Martin Smith: When it says “offline”, it’s not offline completely; it’s just not simply within this call.
Mr Blake: Is that really your evidence?
Martin Smith: Well –
Mr Blake: There was a meeting, a previous meeting, where Mr Williams asked for no email traffic.
Martin Smith: Yes. Well, at the end of the day, he is the client. He is saying, “I do not want any email traffic”. This has been flagged up, it is now in our database. It is now in the central record.
Mr Blake: You’re having private meetings that no electronic record is being kept of?
Martin Smith: I – well, it wouldn’t be in an email but I would have had notes in my notebook.
Mr Blake: So you were keeping a fully disclosable note of this issue for the purposes of disclosure?
Martin Smith: I was keeping notes.
Mr Blake: Were you providing that to the central hub?
Martin Smith: No, they were my personal notes. I left – the notes that I made at Cartwright King were – remained at Cartwright King. Now, this is after I left Cartwright King but I was still keeping notes.
I pause here to note how disjointed that answer is.
Mr Blake: So what’s the purpose of the central hub if you’re keeping notes that are kept in your office that aren’t kept in your central hub and that you’re corresponding offline?
Martin Smith: Well, the central hub is to be able to provide information to anyone who needs it.

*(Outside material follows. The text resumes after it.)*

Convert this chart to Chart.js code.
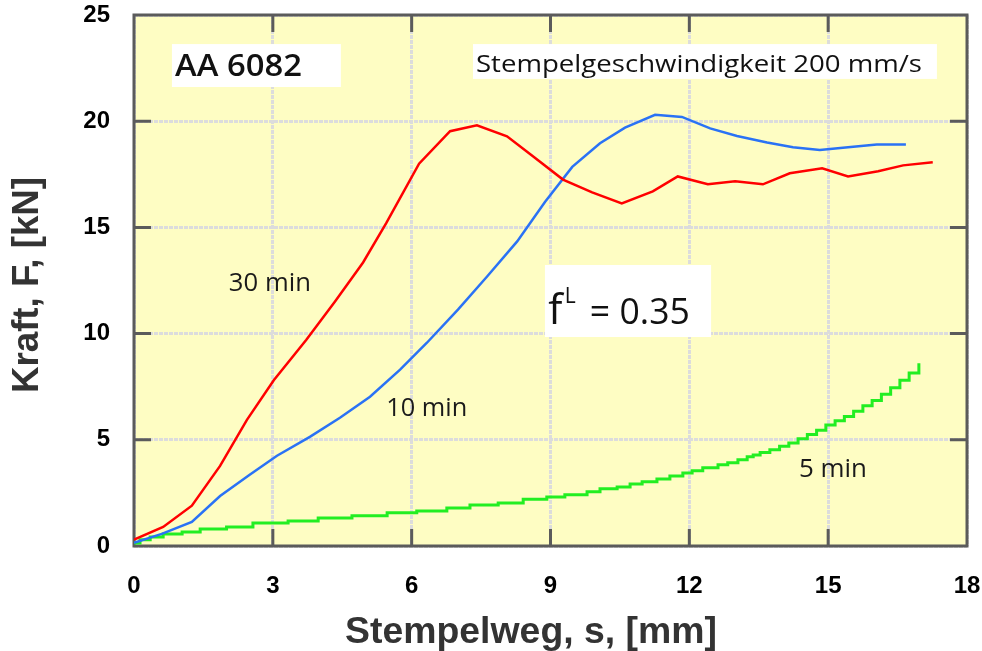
<!DOCTYPE html>
<html><head><meta charset="utf-8">
<script src="https://cdn.jsdelivr.net/npm/chart.js@4/dist/chart.umd.min.js"></script>
<style>html,body{margin:0;padding:0;background:#fff;}</style>
</head><body>
<canvas id="c" width="982" height="651"></canvas>
<script>
// ---- data ----
const xTicks = [0, 3, 6, 9, 12, 15, 18];
const yTicks = [0, 5, 10, 15, 20, 25];

const min30X = [0, 0.63, 1.25, 1.86, 2.44, 3.02, 3.72, 4.34, 4.95, 5.45, 6.16, 6.83, 7.41, 8.06, 8.62, 9.27, 9.9, 10.54, 11.21, 11.75, 12.4, 12.99, 13.59, 14.17, 14.87, 15.43, 16.08, 16.62, 17.26];
const min30Y = [0.3, 0.9, 1.9, 3.77, 5.94, 7.8, 9.7, 11.5, 13.35, 15.2, 18.0, 19.53, 19.81, 19.29, 18.35, 17.25, 16.65, 16.13, 16.7, 17.4, 17.03, 17.17, 17.03, 17.55, 17.78, 17.4, 17.64, 17.92, 18.07];

const min10X = [0, 0.6, 1.25, 1.86, 2.5, 3.09, 3.8, 4.45, 5.1, 5.75, 6.33, 7.0, 7.63, 8.28, 8.88, 9.47, 10.07, 10.61, 11.26, 11.84, 12.45, 13.03, 13.68, 14.24, 14.82, 15.43, 16.05, 16.68];
const min10Y = [0.15, 0.57, 1.13, 2.35, 3.35, 4.25, 5.14, 6.04, 7.03, 8.3, 9.57, 11.13, 12.69, 14.34, 16.2, 17.85, 18.96, 19.7, 20.3, 20.2, 19.66, 19.3, 19.0, 18.77, 18.65, 18.77, 18.9, 18.9];

const min5X = [0, 0.13, 0.35, 0.63, 1.04, 1.43, 2.0, 2.57, 3.33, 3.98, 4.71, 5.47, 6.11, 6.76, 7.26, 7.87, 8.41, 8.92, 9.31, 9.79, 10.07, 10.44, 10.72, 10.98, 11.3, 11.58, 11.86, 12.06, 12.29, 12.62, 12.83, 13.05, 13.25, 13.38, 13.53, 13.74, 13.95, 14.15, 14.35, 14.55, 14.75, 14.95, 15.15, 15.35, 15.55, 15.75, 15.95, 16.15, 16.35, 16.55, 16.75, 16.96];
const min5Y = [0.14, 0.3, 0.42, 0.57, 0.66, 0.8, 0.9, 1.08, 1.18, 1.32, 1.42, 1.56, 1.65, 1.79, 1.93, 2.03, 2.2, 2.31, 2.41, 2.55, 2.69, 2.78, 2.92, 3.02, 3.16, 3.3, 3.44, 3.54, 3.68, 3.82, 3.92, 4.06, 4.2, 4.29, 4.4, 4.53, 4.7, 4.85, 5.05, 5.25, 5.45, 5.7, 5.9, 6.1, 6.35, 6.6, 6.85, 7.15, 7.45, 7.8, 8.15, 8.6];

const seriesLabels = ['30 min', '10 min', '5 min'];
const xTitle = 'Stempelweg, s, [mm]';
const yTitle = 'Kraft, F, [kN]';

const pts = (xs, ys) => xs.map((x, i) => ({x, y: ys[i]}));

function drawFit(ctx, text, x, y, font, targetW, rot) {
  ctx.font = font;
  const w = ctx.measureText(text).width;
  const s = targetW ? targetW / w : 1;
  ctx.save();
  ctx.translate(x, y);
  if (rot) ctx.rotate(rot);
  ctx.scale(s, 1);
  ctx.fillText(text, 0, 0);
  ctx.restore();
}

const zeroPad = s => { s.paddingTop = 0; s.paddingBottom = 0; s.paddingLeft = 0; s.paddingRight = 0; };
const BOLD = '"Liberation Sans", Arial, sans-serif';

const decor = {
  id: 'decor',
  beforeDraw(chart) {
    const {ctx, chartArea: a} = chart;
    ctx.save();
    ctx.fillStyle = '#FEFDC3';
    ctx.fillRect(a.left, a.top, a.width, a.height);
    ctx.restore();
  },
  beforeDatasetsDraw(chart) {
    const {ctx, chartArea: a, scales} = chart;
    ctx.save();
    ctx.strokeStyle = '#5b5b5b';
    ctx.lineWidth = 3;
    ctx.strokeRect(a.left, a.top, a.width, a.height);
    const tl = 17;
    ctx.beginPath();
    xTicks.slice(1, -1).forEach(v => {
      const px = scales.x.getPixelForValue(v);
      ctx.moveTo(px, a.bottom); ctx.lineTo(px, a.bottom - tl);
      ctx.moveTo(px, a.top); ctx.lineTo(px, a.top + tl);
    });
    yTicks.slice(1, -1).forEach(v => {
      const py = scales.y.getPixelForValue(v);
      ctx.moveTo(a.left, py); ctx.lineTo(a.left + tl, py);
      ctx.moveTo(a.right, py); ctx.lineTo(a.right - tl, py);
    });
    ctx.stroke();
    ctx.restore();
  },
  afterDatasetsDraw(chart) {
    const {ctx, scales} = chart;
    const X = v => scales.x.getPixelForValue(v);
    const Y = v => scales.y.getPixelForValue(v);
    const box = (x0, x1, y0, y1) => {
      ctx.fillStyle = '#ffffff';
      ctx.fillRect(X(x0), Y(y0), X(x1) - X(x0), Y(y1) - Y(y0));
    };
    ctx.save();
    ctx.textBaseline = 'alphabetic';
    ctx.textAlign = 'left';
    box(0.82, 4.47, 23.63, 21.61);
    box(7.325, 17.35, 23.63, 21.99);
    box(8.88, 12.47, 13.23, 9.84);
    ctx.fillStyle = '#111111';
    drawFit(ctx, 'AA 6082', X(0.886), Y(22.13), '600 30px "Open Sans"', 127);
    drawFit(ctx, 'Stempelgeschwindigkeit 200 mm/s', X(7.39), Y(22.32), '400 24px "Open Sans"', 446);
    drawFit(ctx, 'f', X(8.95), Y(10.45), '400 42px "Open Sans"', 0);
    drawFit(ctx, 'L', X(9.31), Y(11.44), '400 21px "Open Sans"', 0);
    drawFit(ctx, '= 0.35', X(9.85), Y(10.45), '400 36px "Open Sans"', 100);
    ctx.fillStyle = '#1a1a1a';
    drawFit(ctx, seriesLabels[0], X(2.05), Y(12.0), '400 25px "Open Sans"', 82);
    drawFit(ctx, seriesLabels[1], X(5.45), Y(6.12), '400 25px "Open Sans"', 81);
    drawFit(ctx, seriesLabels[2], X(14.37), Y(3.25), '400 25px "Open Sans"', 68);
    // axis titles
    ctx.fillStyle = '#333333';
    ctx.textAlign = 'center';
    drawFit(ctx, xTitle, 531, 643, 'bold 37px ' + BOLD, 372);
    drawFit(ctx, yTitle, 38, 285, 'bold 36px ' + BOLD, 216, -Math.PI / 2);
    ctx.restore();
  }
};

new Chart(document.getElementById('c'), {
  type: 'line',
  data: {
    datasets: [
      {label: seriesLabels[0], data: pts(min30X, min30Y), borderColor: '#ff0000', borderWidth: 2.5, pointRadius: 0, tension: 0},
      {label: seriesLabels[1], data: pts(min10X, min10Y), borderColor: '#2a72f5', borderWidth: 2.5, pointRadius: 0, tension: 0},
      {label: seriesLabels[2], data: pts(min5X, min5Y), borderColor: '#22ee22', borderWidth: 3, pointRadius: 0, stepped: true}
    ]
  },
  options: {
    responsive: false,
    animation: false,
    devicePixelRatio: 1,
    layout: {padding: {left: 0, right: 15, top: 15, bottom: 0}},
    plugins: {legend: {display: false}, tooltip: {enabled: false}},
    scales: {
      x: {
        type: 'linear', min: 0, max: 18,
        afterBuildTicks: s => { s.ticks = xTicks.map(v => ({value: v})); },
        afterFit: s => { s.height = 105; zeroPad(s); },
        ticks: {color: '#000', font: {family: BOLD, size: 24, weight: 'bold'}, padding: 26, maxRotation: 0},
        grid: {color: '#dcdcdc', lineWidth: 3, drawTicks: false},
        border: {display: false, dash: [4, 1]},
        title: {display: false, text: xTitle}
      },
      y: {
        type: 'linear', min: 0, max: 25,
        afterBuildTicks: s => { s.ticks = yTicks.map(v => ({value: v})); },
        afterFit: s => { s.width = 134; zeroPad(s); },
        ticks: {color: '#000', font: {family: BOLD, size: 24, weight: 'bold'}, padding: 24},
        grid: {color: '#dcdcdc', lineWidth: 3, drawTicks: false},
        border: {display: false, dash: [4, 1]},
        title: {display: false, text: yTitle}
      }
    }
  },
  plugins: [decor]
});
</script>
</body></html>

My notes were an aide memoire, so I could quickly look at things.
Mr Blake: You were discussing bug in Horizon that was affecting branches and causing discrepancies?
Martin Smith: But it’s been flagged up in the hub.
Mr Blake: It’s been flagged up but the discussion about it, a discussion about how longer it’s been going on for, whether it affects prosecutions, none of that’s in the hub, is it?
Martin Smith: Not on the basis of this record, no.
Mr Blake: The answer to the questions you were asking earlier, does it affect prosecutions is being dealt with offline?
Martin Smith: I don’t believe that I thought of it in that way at the time because the file review process had been completed, disclosure had been made to those who senior counsel had advised it be made to and we had been informed that we did not need to go looking for cases prior to 1 October 2010. So this was something that had been flagged up. It was something that an expert could opine on in due course.
That expert would have needed to look under the radar to opine. And they would have had to look back to 2005.